The economic repercussions of the HIV epidemic at macro level are already being felt in the public and private sectors in Asia. The cause and consequences of the epidemic are closely associated with other challenges to development including poverty, unemployment, civil unrest, indebtedness and rural-urban movements. There's no question that if the epidemic reaches thausends — which is about two times what it is now — it will have a serious adverse consequence on the economy. In the context oof a stagnating economy, the cost of treatment will "be greater than the economic value of the lives. This will make a significant dent on the growth rate of Net Domestic Product of Asia within the next few decades. Per Capita income levels are also expected to fall in future.
"The rapid increase being seen in HIV/AIDS points to a southern African style socio-economic pattern in HIV transmission that poses a serious threat to Asia's future.

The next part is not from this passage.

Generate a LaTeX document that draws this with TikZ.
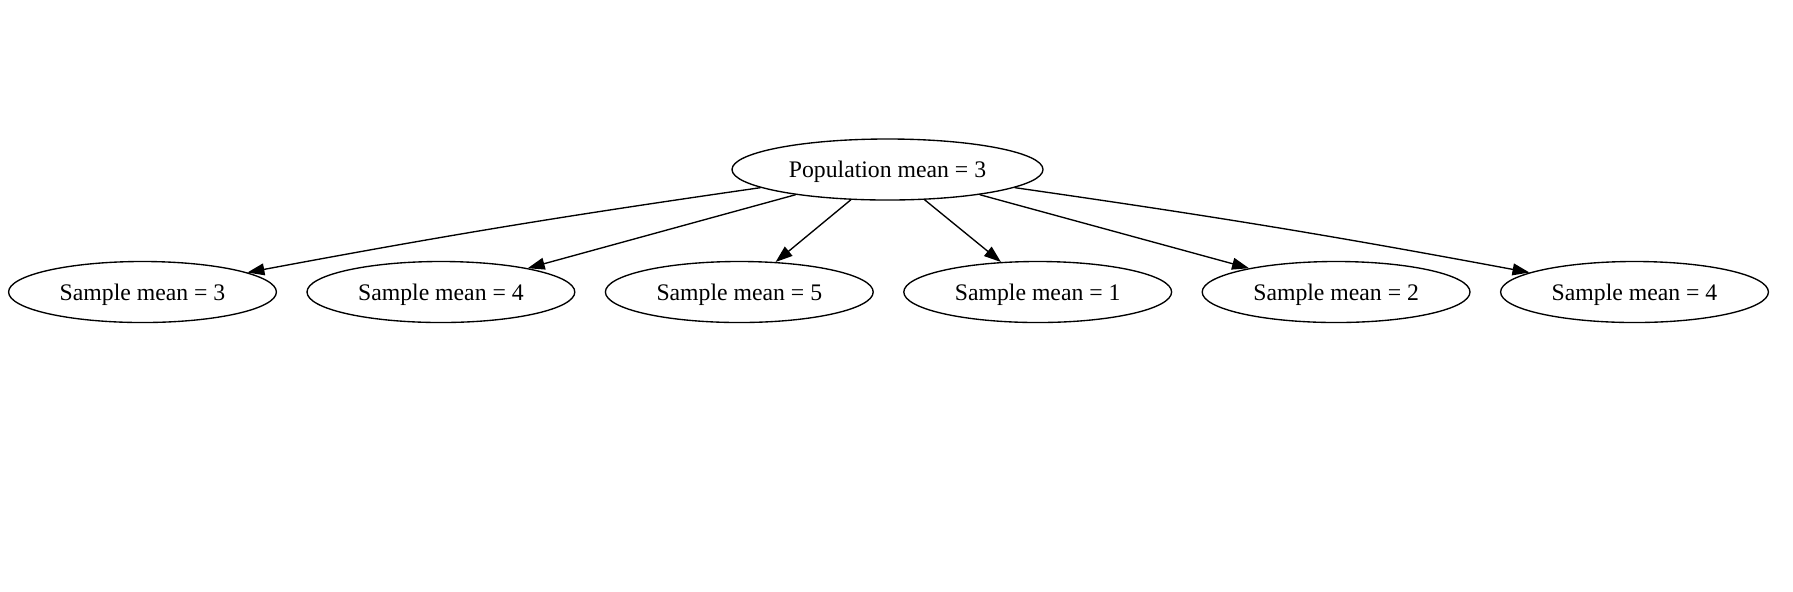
\documentclass[tikz,border=0pt]{standalone}
\usepackage{fontspec}
\setmainfont{Liberation Serif}
\usetikzlibrary{arrows.meta,shapes.geometric}

\begin{document}
\begin{tikzpicture}[x=0.59pt,y=-0.59pt,>={Triangle[length=10pt,width=7pt]},
  popnode/.style={ellipse,draw,line width=0.8pt,inner sep=0pt,minimum width=183.5pt,
    minimum height=36pt,text depth=0pt,font=\fontsize{14}{16}\selectfont},
  samplenode/.style={popnode,minimum width=158pt},
  edge/.style={->,line width=0.8pt}]
\useasboundingbox (0,0) rectangle (1793,591);
% top node
\node[popnode] (pop) at (887.5,169.5) {Population mean = 3};
% samples
\node[samplenode] (s1) at (142.5,292) {Sample mean = 3};
\node[samplenode] (s2) at (440.9,292) {Sample mean = 4};
\node[samplenode] (s3) at (739.3,292) {Sample mean = 5};
\node[samplenode] (s4) at (1037.7,292) {Sample mean = 1};
\node[samplenode] (s5) at (1336.1,292) {Sample mean = 2};
\node[samplenode] (s6) at (1634.5,292) {Sample mean = 4};
% edges
\draw[edge] (pop) to[bend right=1.2] (s1);
\draw[edge] (pop) -- (s2);
\draw[edge] (pop) -- (s3);
\draw[edge] (pop) -- (s4);
\draw[edge] (pop) -- (s5);
\draw[edge] (pop) to[bend left=1.2] (s6);
\end{tikzpicture}
\end{document}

HIV/AIDS is now a major killer in Asia, putting increasing strain on the region's public health system. The situation urgently requires a response that includes better access to the latest treatments and management of those treatments". Peace Media's reporter Amrit says.
Executive Director of Joint United Nations Program on HIV/AIDS (UNAIDS) Dr Peter Piot also said " 50 per cent of the world's poor who live on less than a dollar a day, South Asia is faced with a potentially explosive AIDS epidemic that could erupt unless existing HIV prevention and care efforts are scaled up immediately,".
"Even STD patients are rarely seen in the public health facilities. For confidentiality or other reasons, they seek treatment at private practices or prefer to try self-medication. The small numbers and the implicit selection bias make them a difficult group to monitor for HIV surveillance". journalist Chiranjibi Budhathoki said in Arlington US.
"Even recently, China recognizes that even low overall HIV infection rates pose a serious threat in the long run. So, China has moved quickly to put in place anti-discrimination laws, to build a treatment programme for those already infected and to initiate prevention activities targeting injecting drug users and sex workers". Chiranjibi said.
High infection rate with HIV among the economically active persons in Asia is a real cause of concern. For example, the proportion of HIV positive cases is found to be highest in the age group between 21-30 years. The resulting effect on the government budget will be exacerbated because more and more of the young will be orphans as the AIDS epidemic worsens, implying higher government costs if not total costs of raising children.
"With few exceptions, a large number of people with HIV-AIDS have no access to services and doctors sometimes refuse to treat them. The challenge is to train medical staff, extend laboratory services, increase care and support system as well as provide voluntary counselling and testing services". HIV+ Nabin Suri said.